Vets launching security group

AIT is preparing to launch a security division targeted at government agencies seeking vulnerability assessments

More than six years after establishing itself as a profitable Web hosting business and application service provider, Advanced Internet Technologies (AIT) Inc. is preparing to launch a security division targeted at government agencies seeking top-to-bottom vulnerability assessments.

Clarence Briggs, chairman and chief executive officer at AIT, said the Fayetteville, N.C.-based firm has "six years of IT experience" and has developed an extensive checklist to identify not only information technology security holes, but also physical and personnel weaknesses and how they all relate to one another.

"With security, you have to take a holistic approach," said Briggs, who has 12 years of Army experience as an infantry officer and holds a secret security clearance. "If an agency wants an overall security assessment, physical, personnel and IT, we can do all of that...and provide a pretty good snapshot of where they're vulnerable and why."

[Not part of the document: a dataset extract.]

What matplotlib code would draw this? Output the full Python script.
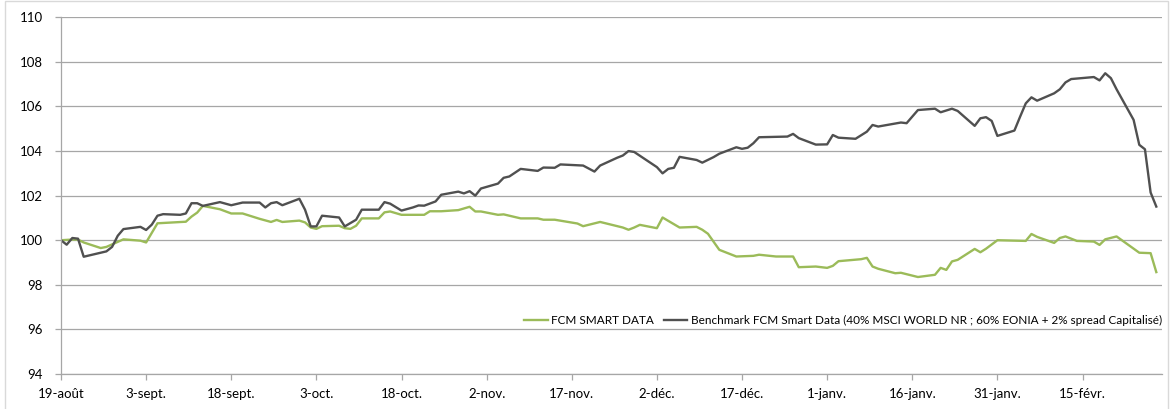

Briggs said he believes that the understanding of security that all soldiers learn is a major asset for AIT, which has 180 employees — 80 percent of whom are former military, including seven of the eight executive officers. He added that the company has performed security checks for commercial customers and is now ready to expand to the public sector.

"We're ready to pull the trigger, we just haven't started to market it yet," Briggs said. "With the government, they hate to have an outsider come in and say they're not squared away, but if folks want a hard, honest look, we'll do it and all under nondisclosure."

And Briggs believes in practicing what he preaches. Every day, he assigns a team to check AIT's internal systems based on the thousands of action items on the security checklist that the company has developed for customers.

"Security is dynamic," he said. "You can't take a static approach," because if agencies don't perform periodic audits and other measures, "it will fail."

AIT hosts about 175,000 Web sites, including some for federal agencies, and is "playing an active role in homeland defense," but Briggs would not provide further details because of confidentiality agreements. He did say that Cumberland County, N.C., is a customer, and that AIT has also done Internet security training for Army and Air Force personnel at Fort Bragg, N.C.